## STATED GOAL
Write out each line of the listing as it stands, without the images.
'''
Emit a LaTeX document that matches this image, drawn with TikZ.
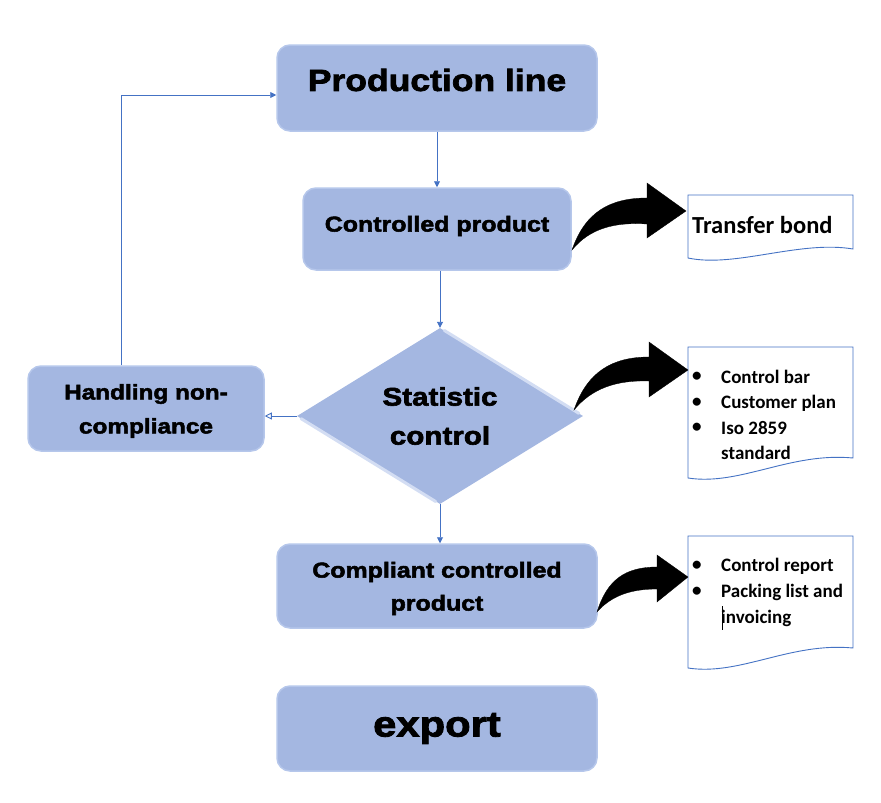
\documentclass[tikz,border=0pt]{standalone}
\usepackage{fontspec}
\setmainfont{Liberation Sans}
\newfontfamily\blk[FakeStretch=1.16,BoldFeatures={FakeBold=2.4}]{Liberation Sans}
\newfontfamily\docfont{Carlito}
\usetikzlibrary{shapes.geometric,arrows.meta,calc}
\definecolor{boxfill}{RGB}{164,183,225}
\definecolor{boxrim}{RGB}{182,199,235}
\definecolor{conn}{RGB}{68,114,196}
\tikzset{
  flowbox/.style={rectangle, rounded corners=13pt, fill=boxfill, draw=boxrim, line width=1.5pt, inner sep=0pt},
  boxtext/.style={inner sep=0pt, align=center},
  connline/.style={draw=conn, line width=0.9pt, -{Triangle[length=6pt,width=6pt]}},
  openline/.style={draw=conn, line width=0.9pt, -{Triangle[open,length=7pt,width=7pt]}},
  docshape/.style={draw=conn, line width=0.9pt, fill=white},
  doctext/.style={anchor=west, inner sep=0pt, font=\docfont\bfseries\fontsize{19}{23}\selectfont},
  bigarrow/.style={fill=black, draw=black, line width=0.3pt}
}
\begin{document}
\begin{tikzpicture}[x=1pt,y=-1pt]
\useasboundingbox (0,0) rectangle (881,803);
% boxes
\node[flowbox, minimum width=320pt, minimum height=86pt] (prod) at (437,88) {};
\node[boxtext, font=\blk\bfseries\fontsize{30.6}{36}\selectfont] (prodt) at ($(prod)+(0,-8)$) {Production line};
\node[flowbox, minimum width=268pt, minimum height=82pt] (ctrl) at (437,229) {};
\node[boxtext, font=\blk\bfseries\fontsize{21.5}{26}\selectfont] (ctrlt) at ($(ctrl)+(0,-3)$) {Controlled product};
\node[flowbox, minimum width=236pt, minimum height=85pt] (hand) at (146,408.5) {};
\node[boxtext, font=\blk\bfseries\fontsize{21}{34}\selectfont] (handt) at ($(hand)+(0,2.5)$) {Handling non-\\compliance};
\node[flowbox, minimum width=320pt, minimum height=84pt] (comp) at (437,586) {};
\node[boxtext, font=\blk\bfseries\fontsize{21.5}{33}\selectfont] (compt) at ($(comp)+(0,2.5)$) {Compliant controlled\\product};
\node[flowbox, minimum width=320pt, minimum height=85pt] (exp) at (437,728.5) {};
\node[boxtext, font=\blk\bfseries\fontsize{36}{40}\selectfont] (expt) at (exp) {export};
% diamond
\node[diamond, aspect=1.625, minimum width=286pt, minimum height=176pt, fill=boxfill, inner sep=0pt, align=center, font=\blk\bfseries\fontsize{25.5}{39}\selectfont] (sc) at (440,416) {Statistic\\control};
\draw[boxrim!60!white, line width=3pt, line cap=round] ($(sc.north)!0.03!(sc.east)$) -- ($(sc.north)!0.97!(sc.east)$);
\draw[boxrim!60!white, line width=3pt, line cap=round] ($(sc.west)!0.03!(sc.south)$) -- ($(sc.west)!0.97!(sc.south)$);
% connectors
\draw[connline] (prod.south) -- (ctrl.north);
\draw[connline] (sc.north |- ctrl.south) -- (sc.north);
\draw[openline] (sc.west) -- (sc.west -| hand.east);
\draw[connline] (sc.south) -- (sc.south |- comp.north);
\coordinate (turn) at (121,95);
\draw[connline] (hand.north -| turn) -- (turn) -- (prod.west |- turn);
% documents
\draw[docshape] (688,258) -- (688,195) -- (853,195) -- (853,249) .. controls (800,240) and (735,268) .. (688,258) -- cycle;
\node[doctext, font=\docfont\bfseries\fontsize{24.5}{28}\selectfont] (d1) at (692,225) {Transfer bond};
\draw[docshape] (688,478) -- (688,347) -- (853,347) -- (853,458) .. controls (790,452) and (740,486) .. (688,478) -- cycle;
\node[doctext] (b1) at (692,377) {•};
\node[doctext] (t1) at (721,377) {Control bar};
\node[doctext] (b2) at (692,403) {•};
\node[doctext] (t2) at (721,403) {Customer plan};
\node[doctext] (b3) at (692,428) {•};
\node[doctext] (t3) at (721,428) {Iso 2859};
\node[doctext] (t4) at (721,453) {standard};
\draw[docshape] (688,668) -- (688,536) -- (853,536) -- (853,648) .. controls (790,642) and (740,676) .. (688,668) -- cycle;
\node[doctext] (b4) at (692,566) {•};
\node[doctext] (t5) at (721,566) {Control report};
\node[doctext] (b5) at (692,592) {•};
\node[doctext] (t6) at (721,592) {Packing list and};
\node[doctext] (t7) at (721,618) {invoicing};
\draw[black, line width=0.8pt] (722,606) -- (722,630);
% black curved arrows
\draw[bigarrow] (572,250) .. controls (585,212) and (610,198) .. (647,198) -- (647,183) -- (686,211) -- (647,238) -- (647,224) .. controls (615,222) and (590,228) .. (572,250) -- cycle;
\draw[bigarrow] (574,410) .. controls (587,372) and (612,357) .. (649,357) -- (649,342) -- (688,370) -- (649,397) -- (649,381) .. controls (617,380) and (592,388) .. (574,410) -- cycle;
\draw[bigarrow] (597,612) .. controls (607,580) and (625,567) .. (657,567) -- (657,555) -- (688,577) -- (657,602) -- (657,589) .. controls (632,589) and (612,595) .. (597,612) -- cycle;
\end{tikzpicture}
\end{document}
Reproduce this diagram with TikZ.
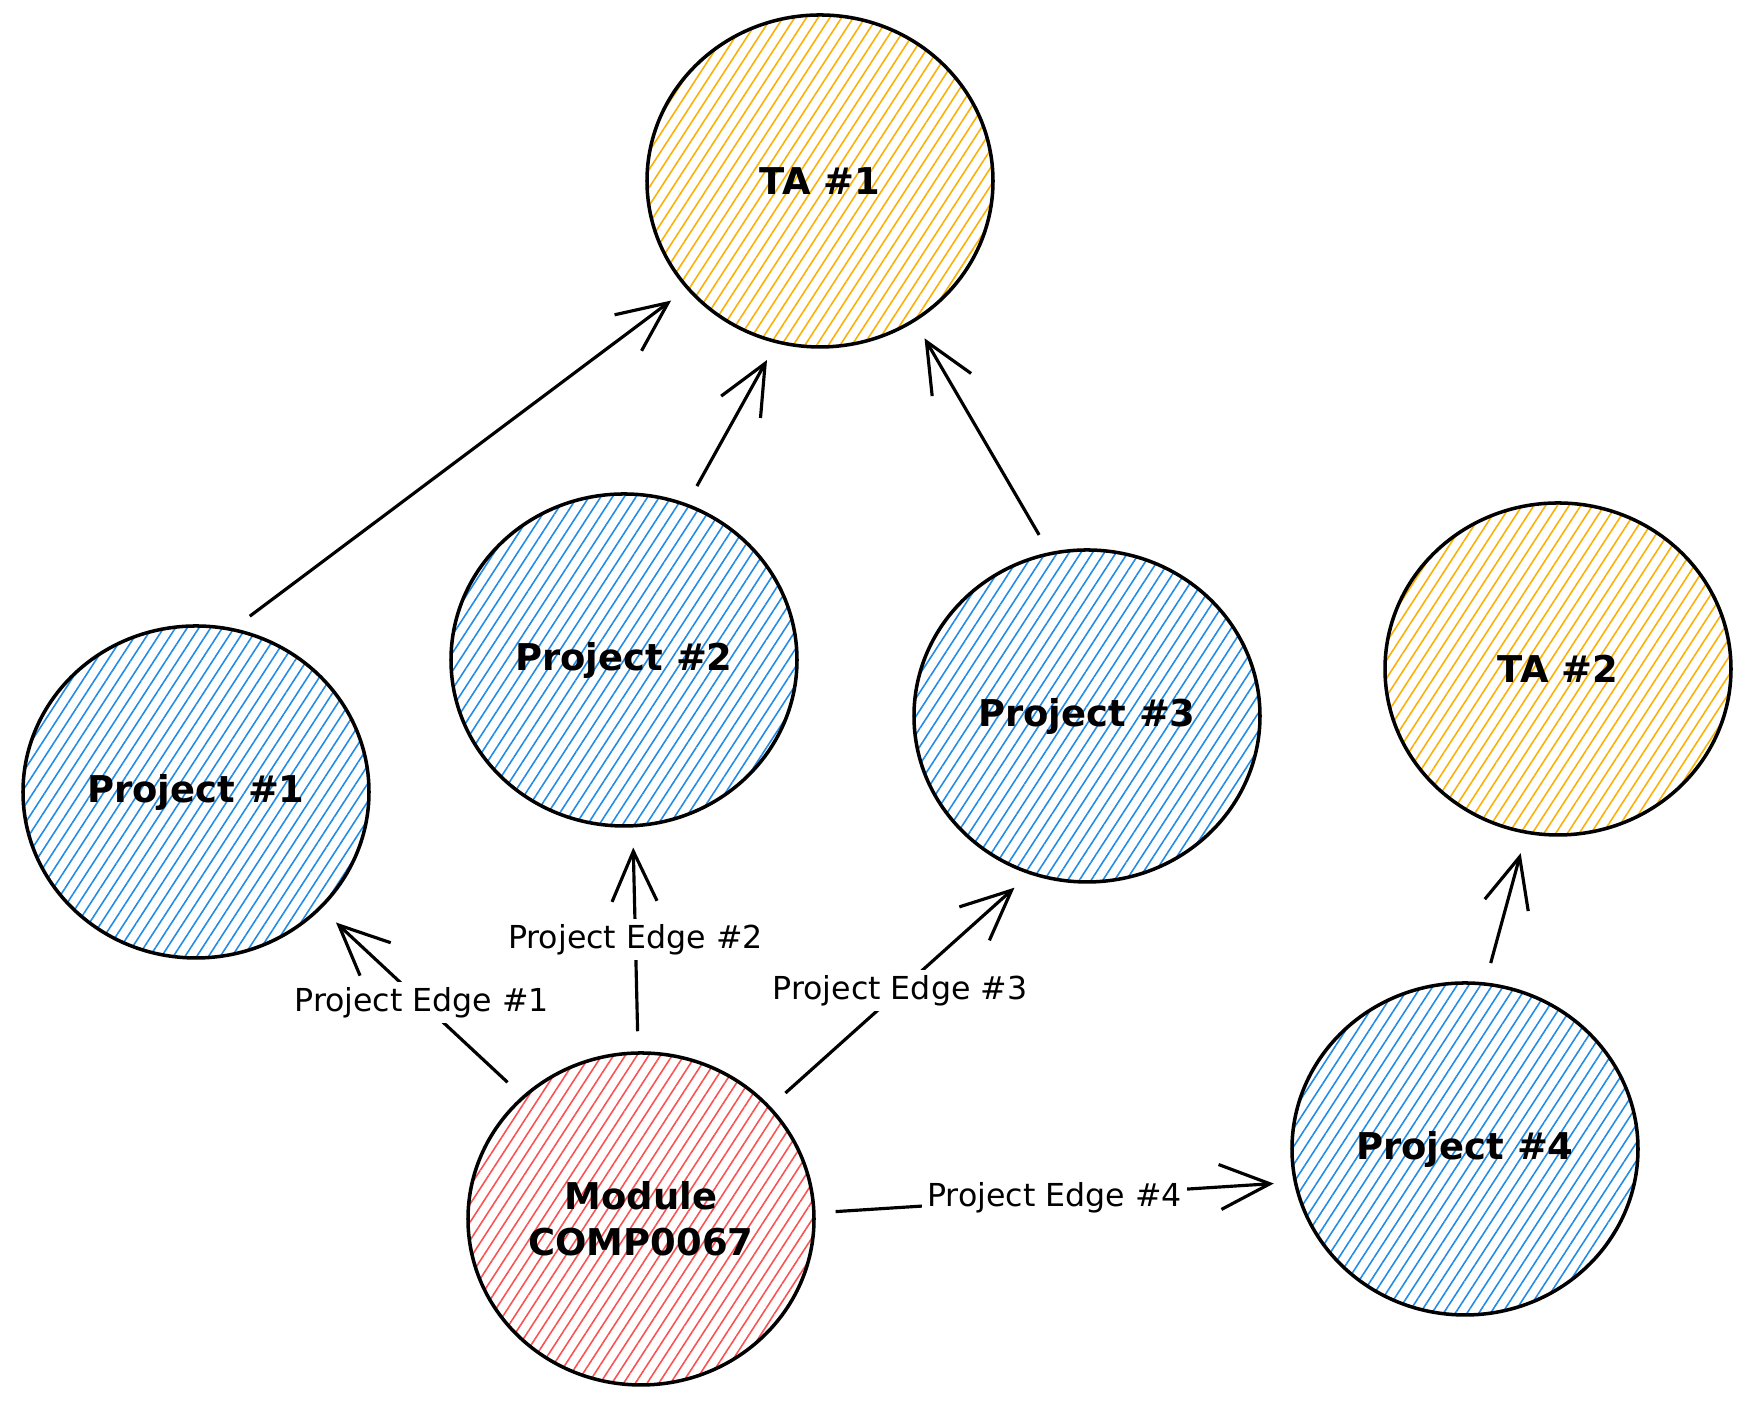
'''
## ANSWER
Emit a LaTeX document that matches this image, drawn with TikZ.
\documentclass[tikz,border=0pt]{standalone}
\usepackage{fontspec}
\setmainfont{Liberation Sans}
\newfontfamily\blk[FakeStretch=1.16,BoldFeatures={FakeBold=2.4}]{Liberation Sans}
\newfontfamily\docfont{Carlito}
\usetikzlibrary{shapes.geometric,arrows.meta,calc}
\definecolor{boxfill}{RGB}{164,183,225}
\definecolor{boxrim}{RGB}{182,199,235}
\definecolor{conn}{RGB}{68,114,196}
\tikzset{
  flowbox/.style={rectangle, rounded corners=13pt, fill=boxfill, draw=boxrim, line width=1.5pt, inner sep=0pt},
  boxtext/.style={inner sep=0pt, align=center},
  connline/.style={draw=conn, line width=0.9pt, -{Triangle[length=6pt,width=6pt]}},
  openline/.style={draw=conn, line width=0.9pt, -{Triangle[open,length=7pt,width=7pt]}},
  docshape/.style={draw=conn, line width=0.9pt, fill=white},
  doctext/.style={anchor=west, inner sep=0pt, font=\docfont\bfseries\fontsize{19}{23}\selectfont},
  bigarrow/.style={fill=black, draw=black, line width=0.3pt}
}
\begin{document}
\begin{tikzpicture}[x=1pt,y=-1pt]
\useasboundingbox (0,0) rectangle (881,803);
% boxes
\node[flowbox, minimum width=320pt, minimum height=86pt] (prod) at (437,88) {};
\node[boxtext, font=\blk\bfseries\fontsize{30.6}{36}\selectfont] (prodt) at ($(prod)+(0,-8)$) {Production line};
\node[flowbox, minimum width=268pt, minimum height=82pt] (ctrl) at (437,229) {};
\node[boxtext, font=\blk\bfseries\fontsize{21.5}{26}\selectfont] (ctrlt) at ($(ctrl)+(0,-3)$) {Controlled product};
\node[flowbox, minimum width=236pt, minimum height=85pt] (hand) at (146,408.5) {};
\node[boxtext, font=\blk\bfseries\fontsize{21}{34}\selectfont] (handt) at ($(hand)+(0,2.5)$) {Handling non-\\compliance};
\node[flowbox, minimum width=320pt, minimum height=84pt] (comp) at (437,586) {};
\node[boxtext, font=\blk\bfseries\fontsize{21.5}{33}\selectfont] (compt) at ($(comp)+(0,2.5)$) {Compliant controlled\\product};
\node[flowbox, minimum width=320pt, minimum height=85pt] (exp) at (437,728.5) {};
\node[boxtext, font=\blk\bfseries\fontsize{36}{40}\selectfont] (expt) at (exp) {export};
% diamond
\node[diamond, aspect=1.625, minimum width=286pt, minimum height=176pt, fill=boxfill, inner sep=0pt, align=center, font=\blk\bfseries\fontsize{25.5}{39}\selectfont] (sc) at (440,416) {Statistic\\control};
\draw[boxrim!60!white, line width=3pt, line cap=round] ($(sc.north)!0.03!(sc.east)$) -- ($(sc.north)!0.97!(sc.east)$);
\draw[boxrim!60!white, line width=3pt, line cap=round] ($(sc.west)!0.03!(sc.south)$) -- ($(sc.west)!0.97!(sc.south)$);
% connectors
\draw[connline] (prod.south) -- (ctrl.north);
\draw[connline] (sc.north |- ctrl.south) -- (sc.north);
\draw[openline] (sc.west) -- (sc.west -| hand.east);
\draw[connline] (sc.south) -- (sc.south |- comp.north);
\coordinate (turn) at (121,95);
\draw[connline] (hand.north -| turn) -- (turn) -- (prod.west |- turn);
% documents
\draw[docshape] (688,258) -- (688,195) -- (853,195) -- (853,249) .. controls (800,240) and (735,268) .. (688,258) -- cycle;
\node[doctext, font=\docfont\bfseries\fontsize{24.5}{28}\selectfont] (d1) at (692,225) {Transfer bond};
\draw[docshape] (688,478) -- (688,347) -- (853,347) -- (853,458) .. controls (790,452) and (740,486) .. (688,478) -- cycle;
\node[doctext] (b1) at (692,377) {•};
\node[doctext] (t1) at (721,377) {Control bar};
\node[doctext] (b2) at (692,403) {•};
\node[doctext] (t2) at (721,403) {Customer plan};
\node[doctext] (b3) at (692,428) {•};
\node[doctext] (t3) at (721,428) {Iso 2859};
\node[doctext] (t4) at (721,453) {standard};
\draw[docshape] (688,668) -- (688,536) -- (853,536) -- (853,648) .. controls (790,642) and (740,676) .. (688,668) -- cycle;
\node[doctext] (b4) at (692,566) {•};
\node[doctext] (t5) at (721,566) {Control report};
\node[doctext] (b5) at (692,592) {•};
\node[doctext] (t6) at (721,592) {Packing list and};
\node[doctext] (t7) at (721,618) {invoicing};
\draw[black, line width=0.8pt] (722,606) -- (722,630);
% black curved arrows
\draw[bigarrow] (572,250) .. controls (585,212) and (610,198) .. (647,198) -- (647,183) -- (686,211) -- (647,238) -- (647,224) .. controls (615,222) and (590,228) .. (572,250) -- cycle;
\draw[bigarrow] (574,410) .. controls (587,372) and (612,357) .. (649,357) -- (649,342) -- (688,370) -- (649,397) -- (649,381) .. controls (617,380) and (592,388) .. (574,410) -- cycle;
\draw[bigarrow] (597,612) .. controls (607,580) and (625,567) .. (657,567) -- (657,555) -- (688,577) -- (657,602) -- (657,589) .. controls (632,589) and (612,595) .. (597,612) -- cycle;
\end{tikzpicture}
\end{document}
Reproduce this diagram with TikZ.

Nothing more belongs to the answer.